Bates, who was adopted as a young child, was born “Andrew Anderson,” something he acknowledges in the request compiled months later by McCrary.
“I was born Andrew Anderson at birth,” Bates writes. “I was adopted (by) Les and Mary Bates and my name was changed to Robert Charles Bates. I have been Robert Charles Bates since the adoption took place.”
By comparison, McCrary’s request is much more detailed, including personal details and several statements from Bates himself.
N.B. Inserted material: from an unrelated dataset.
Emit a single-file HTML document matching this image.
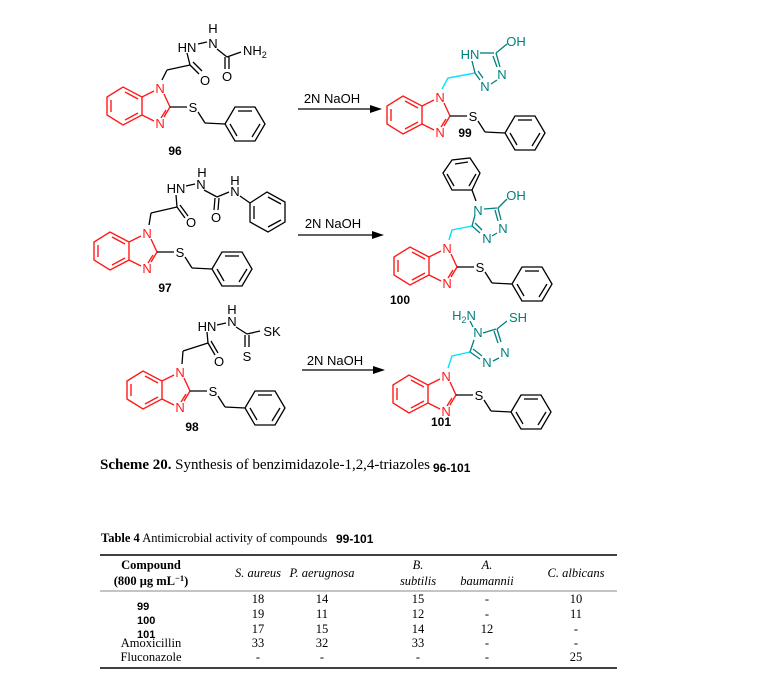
<!DOCTYPE html>
<html><head><meta charset="utf-8"><style>
html,body{margin:0;padding:0;background:#fff;width:777px;height:679px;overflow:hidden}
svg{display:block}
.t{font-family:"Liberation Sans",sans-serif;font-size:13px}
.lb{font-family:"Liberation Sans",sans-serif;font-size:12px;font-weight:bold;fill:#000}
.s{font-family:"Liberation Serif",serif;font-size:12.5px}
</style></head><body>
<svg width="777" height="679" viewBox="0 0 777 679" xmlns="http://www.w3.org/2000/svg">
<defs>
<g id="bim">
 <g stroke="#ff1a1a" stroke-width="1.4" fill="none">
  <polygon points="-53,9 -53,27 -37,37 -18,27 -18,9 -37,-1"/>
  <line x1="-49" y1="12" x2="-49" y2="24"/>
  <line x1="-35" y1="32" x2="-22" y2="25"/>
  <line x1="-22" y1="11" x2="-35" y2="4"/>
  <line x1="-18" y1="9" x2="-6" y2="3"/>
  <line x1="4" y1="6" x2="10" y2="19"/>
  <line x1="10" y1="19" x2="4" y2="29"/>
  <line x1="6" y1="22" x2="1" y2="30"/>
  <line x1="-6" y1="33" x2="-18" y2="27"/>
 </g>
 <text x="0" y="5" class="t" fill="#ff1a1a" text-anchor="middle">N</text>
 <text x="0" y="40" class="t" fill="#ff1a1a" text-anchor="middle">N</text>
 <g stroke="#000" stroke-width="1.3" fill="none">
  <line x1="10" y1="19" x2="27" y2="19"/>
  <line x1="38" y1="24" x2="45" y2="35"/>
  <line x1="45" y1="35" x2="65" y2="36"/>
  <polygon points="65,36 75,19 95,19 105,36 95,53 75,53"/>
  <line x1="78" y1="23" x2="92" y2="23"/>
  <line x1="100" y1="36" x2="92" y2="49"/>
  <line x1="70" y1="36" x2="77" y2="48"/>
 </g>
 <text x="33" y="24" class="t" text-anchor="middle">S</text>
</g>
</defs>

<!-- 96 -->
<use href="#bim" x="160" y="88"/>
<g stroke="#000" stroke-width="1.3" fill="none">
 <line x1="162" y1="80" x2="167" y2="70"/><line x1="167" y1="70" x2="190" y2="65"/>
 <line x1="190" y1="65" x2="199" y2="74"/><line x1="193" y1="62" x2="202" y2="71"/>
 <line x1="190" y1="65" x2="187" y2="53"/>
 <line x1="198" y1="44" x2="207" y2="42"/>
 <line x1="217" y1="49" x2="227" y2="57"/>
 <line x1="225" y1="57" x2="225" y2="69"/><line x1="229" y1="57" x2="229" y2="69"/>
 <line x1="227" y1="57" x2="241" y2="52"/>
</g>
<g class="t">
 <text x="187" y="52" text-anchor="middle">HN</text>
 <text x="213" y="48" text-anchor="middle">N</text>
 <text x="213" y="33" text-anchor="middle">H</text>
 <text x="205" y="85" text-anchor="middle">O</text>
 <text x="227" y="81" text-anchor="middle">O</text>
 <text x="243" y="55">NH<tspan font-size="9" dy="3">2</tspan></text>
</g>
<text x="175" y="155" class="lb" text-anchor="middle">96</text>

<!-- arrows -->
<g stroke="#000" stroke-width="1.3"><line x1="298" y1="109" x2="372" y2="109"/><line x1="298" y1="235" x2="374" y2="235"/><line x1="302" y1="370" x2="375" y2="370"/></g>
<polygon points="382,109 370,105 370,113"/><polygon points="384,235 372,231 372,239"/><polygon points="385,370 373,366 373,374"/>
<g class="t" text-anchor="middle"><text x="332" y="103">2N NaOH</text><text x="333" y="228">2N NaOH</text><text x="335" y="365">2N NaOH</text></g>

<!-- 99 -->
<use href="#bim" x="440" y="97"/>
<polyline points="442,89 448,78 475,73" stroke="#00e5ff" stroke-width="1.4" fill="none"/>
<g stroke="#008080" stroke-width="1.3" fill="none">
 <line x1="475" y1="73" x2="472" y2="61"/>
 <line x1="480" y1="53" x2="494" y2="53"/>
 <line x1="496" y1="53" x2="500" y2="67"/><line x1="493" y1="56" x2="497" y2="67"/>
 <line x1="496" y1="53" x2="507" y2="44"/>
 <line x1="497" y1="80" x2="491" y2="84"/>
 <line x1="475" y1="73" x2="480" y2="80"/><line x1="478" y1="71" x2="483" y2="78"/>
</g>
<g class="t" fill="#008080" text-anchor="middle">
 <text x="470" y="59">HN</text><text x="516" y="46">OH</text><text x="502" y="79">N</text><text x="485" y="91">N</text>
</g>
<text x="465" y="137" class="lb" text-anchor="middle">99</text>

<!-- 97 -->
<use href="#bim" x="147" y="233"/>
<g stroke="#000" stroke-width="1.3" fill="none">
 <line x1="149" y1="225" x2="151" y2="213"/><line x1="151" y1="213" x2="177" y2="207"/>
 <line x1="177" y1="207" x2="185" y2="218"/><line x1="180" y1="205" x2="188" y2="216"/>
 <line x1="177" y1="207" x2="176" y2="195"/><line x1="186" y1="186" x2="195" y2="184"/>
 <line x1="204" y1="190" x2="217" y2="197"/>
 <line x1="215" y1="198" x2="214" y2="210"/><line x1="219" y1="198" x2="218" y2="210"/>
 <line x1="217" y1="197" x2="229" y2="192"/><line x1="240" y1="196" x2="250" y2="203"/>
 <polygon points="250,203 267,192 285,202 285,222 268,232 250,222"/>
 <line x1="268" y1="197" x2="281" y2="204"/><line x1="281" y1="220" x2="268" y2="227"/><line x1="254" y1="206" x2="254" y2="219"/>
</g>
<g class="t" text-anchor="middle">
 <text x="176" y="193">HN</text><text x="201" y="189">N</text><text x="202" y="177">H</text>
 <text x="191" y="227">O</text><text x="216" y="222">O</text><text x="235" y="196">N</text><text x="235" y="185">H</text>
</g>
<text x="165" y="292" class="lb" text-anchor="middle">97</text>

<!-- 100 -->
<use href="#bim" x="447" y="248"/>
<polyline points="449,240 452,230 472,226" stroke="#00e5ff" stroke-width="1.4" fill="none"/>
<g stroke="#000" stroke-width="1.3" fill="none">
 <polygon points="443,173 452,160 470,158 480,173 472,190 452,190"/>
 <line x1="455" y1="164" x2="468" y2="162"/><line x1="476" y1="174" x2="469" y2="186"/><line x1="447" y1="174" x2="454" y2="186"/>
 <line x1="472" y1="190" x2="476" y2="201"/>
</g>
<g stroke="#008080" stroke-width="1.3" fill="none">
 <line x1="472" y1="226" x2="475" y2="215"/><line x1="472" y1="226" x2="480" y2="233"/><line x1="475" y1="223" x2="482" y2="230"/>
 <line x1="484" y1="209" x2="497" y2="208"/><line x1="498" y1="208" x2="501" y2="220"/><line x1="495" y1="210" x2="498" y2="221"/>
 <line x1="498" y1="208" x2="507" y2="199"/><line x1="497" y1="233" x2="492" y2="236"/>
</g>
<g class="t" fill="#008080" text-anchor="middle">
 <text x="478" y="215">N</text><text x="516" y="200">OH</text><text x="503" y="233">N</text><text x="487" y="243">N</text>
</g>
<text x="400" y="304" class="lb" text-anchor="middle">100</text>

<!-- 98 -->
<use href="#bim" x="180" y="372"/>
<g stroke="#000" stroke-width="1.3" fill="none">
 <line x1="182" y1="364" x2="183" y2="351"/><line x1="183" y1="351" x2="208" y2="343"/>
 <line x1="208" y1="343" x2="215" y2="355"/><line x1="211" y1="341" x2="218" y2="353"/>
 <line x1="208" y1="343" x2="207" y2="332"/><line x1="217" y1="325" x2="226" y2="323"/>
 <line x1="236" y1="327" x2="247" y2="334"/>
 <line x1="245" y1="335" x2="245" y2="347"/><line x1="249" y1="335" x2="249" y2="347"/>
 <line x1="247" y1="334" x2="260" y2="331"/>
</g>
<g class="t" text-anchor="middle">
 <text x="207" y="331">HN</text><text x="232" y="326">N</text><text x="232" y="314">H</text>
 <text x="219" y="366">O</text><text x="247" y="361">S</text><text x="272" y="336">SK</text>
</g>
<text x="192" y="431" class="lb" text-anchor="middle">98</text>

<!-- 101 -->
<use href="#bim" x="446" y="376"/>
<polyline points="448,368 452,356 470,352" stroke="#00e5ff" stroke-width="1.4" fill="none"/>
<g stroke="#008080" stroke-width="1.3" fill="none">
 <line x1="470" y1="352" x2="474" y2="340"/><line x1="470" y1="352" x2="480" y2="359"/><line x1="473" y1="349" x2="482" y2="356"/>
 <line x1="483" y1="333" x2="496" y2="329"/><line x1="497" y1="329" x2="501" y2="342"/><line x1="494" y1="331" x2="498" y2="343"/>
 <line x1="497" y1="329" x2="507" y2="321"/><line x1="473" y1="327" x2="470" y2="321"/><line x1="499" y1="358" x2="493" y2="361"/>
</g>
<g class="t" fill="#008080" text-anchor="middle">
 <text x="478" y="337">N</text><text x="464" y="320">H<tspan font-size="9" dy="3">2</tspan><tspan dy="-3">N</tspan></text>
 <text x="518" y="322">SH</text><text x="505" y="357">N</text><text x="487" y="367">N</text>
</g>
<text x="441" y="426" class="lb" text-anchor="middle">101</text>

<!-- caption -->
<text x="100" y="469" font-family="Liberation Serif,serif" font-size="15" textLength="330"><tspan font-weight="bold">Scheme 20.</tspan> Synthesis of benzimidazole-1,2,4-triazoles</text>
<text x="433" y="472" class="lb" font-size="12.5">96-101</text>

<!-- table -->
<text x="101" y="542" class="s" font-size="12"><tspan font-weight="bold">Table 4</tspan>  Antimicrobial activity of compounds</text>
<text x="336" y="543" class="lb" font-size="12">99-101</text>
<line x1="100" y1="555" x2="617" y2="555" stroke="#000" stroke-width="1.5"/>
<line x1="100" y1="591" x2="617" y2="591" stroke="#888" stroke-width="1"/>
<line x1="100" y1="668" x2="617" y2="668" stroke="#000" stroke-width="1.5"/>
<g class="s" text-anchor="middle">
 <text x="151" y="569" font-weight="bold">Compound</text>
 <text x="151" y="585" font-weight="bold">(800 μg mL<tspan font-size="8.5" dy="-4">−1</tspan><tspan dy="4">)</tspan></text>
 <g font-style="italic">
 <text x="258" y="577">S. aureus</text><text x="322" y="577">P. aerugnosa</text>
 <text x="418" y="569">B.</text><text x="418" y="585">subtilis</text>
 <text x="487" y="569">A.</text><text x="487" y="585">baumannii</text>
 <text x="576" y="577">C. albicans</text></g>
 <text x="258" y="603">18</text><text x="322" y="603">14</text><text x="418" y="603">15</text><text x="487" y="603">-</text><text x="576" y="603">10</text>
 <text x="258" y="618">19</text><text x="322" y="618">11</text><text x="418" y="618">12</text><text x="487" y="618">-</text><text x="576" y="618">11</text>
 <text x="258" y="633">17</text><text x="322" y="633">15</text><text x="418" y="633">14</text><text x="487" y="633">12</text><text x="576" y="633">-</text>
 <text x="151" y="647">Amoxicillin</text><text x="258" y="647">33</text><text x="322" y="647">32</text><text x="418" y="647">33</text><text x="487" y="647">-</text><text x="576" y="647">-</text>
 <text x="151" y="661">Fluconazole</text><text x="258" y="661">-</text><text x="322" y="661">-</text><text x="418" y="661">-</text><text x="487" y="661">-</text><text x="576" y="661">25</text>
</g>
<g font-family="Liberation Sans,sans-serif" font-size="11" font-weight="bold">
 <text x="137" y="610">99</text><text x="137" y="624">100</text><text x="137" y="638">101</text>
</g>
</svg>
</body></html>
There are more discrepancies. Chance wrote that Bates married his first wife, who he identifies as “Francis Cruce,” in 1962. Bates’ first wife was actually named “Francey Cruce,” and McCrary’s request notes the two were married in 1964.
Questions remain
It’s unclear what, if anything, will occur as a result of Jennifer Chance referring legal business to her husband. It’s also unclear whether Derek Chance has been asked to repay the family’s $25,000 or if they have retained another attorney to continue their quest for commutation.
Ashley Kemp, executive director of the state Ethics Commission, said she could not comment on whether any complaints have been filed related to Jennifer Chance.
“We have subpoena power if a case is opened. We can make a determination if a violation was committed, can enter into settlement discussions or file a lawsuit in district court,” Kemp said.
“Only district court can make violation determination; we don’t determine that. We just say what happened.”